Common mistakes that create unnecessary downtime
The most common mistake is treating continuity planning as a one-time compliance task. The second is assuming cybersecurity and continuity are separate conversations. In practice, they overlap constantly. A phishing attack, account compromise, or ransomware event is both a security problem and a continuity problem.
Another issue is poor documentation. If only one person knows how systems fit together, recovery becomes slower and riskier. The same goes for businesses that rely on aging hardware, inconsistent device setups, or a mix of unmanaged tools adopted over time. Complexity may feel manageable during normal operations, but it becomes a major liability when something breaks.
Finally, many organizations fail to rank priorities. Not every system deserves the same investment. If everything is marked critical, nothing really is. A realistic continuity strategy protects the functions that keep your business moving first, then builds outward.

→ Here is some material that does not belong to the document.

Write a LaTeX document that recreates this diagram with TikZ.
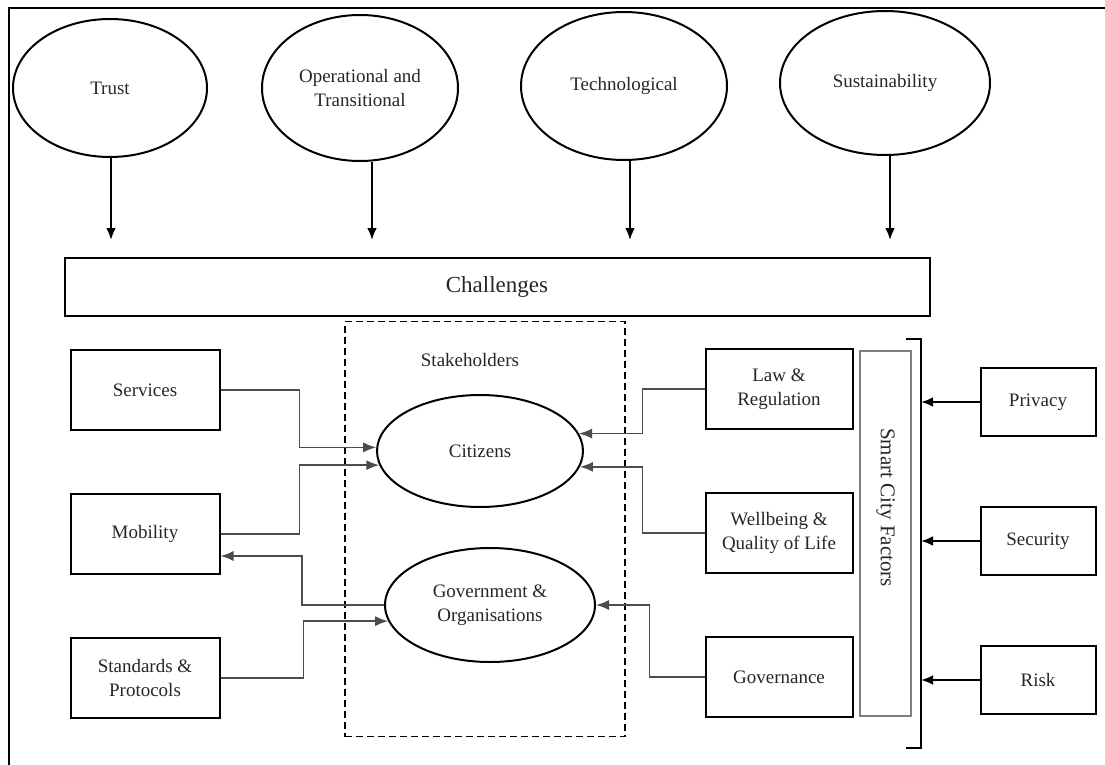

A better way to think about readiness
The goal of continuity planning is not to promise that nothing will ever go wrong. That is not realistic. The goal is to reduce chaos, shorten downtime, and give your business a clear path forward when conditions are less than ideal.
For growing companies, that kind of readiness supports more than risk reduction. It protects client trust, gives employees better direction during stressful situations, and helps leadership make faster decisions with fewer surprises. It also creates a stronger foundation for cloud adoption, process automation, and future growth because your systems are being managed with resilience in mind, not just convenience.
When business continuity planning is paired with dependable IT support, it stops being a binder on a shelf and starts becoming part of how your company operates. That is what gives businesses real peace of mind – not the hope that disruption will never happen, but the confidence that your team will know what to do when it does.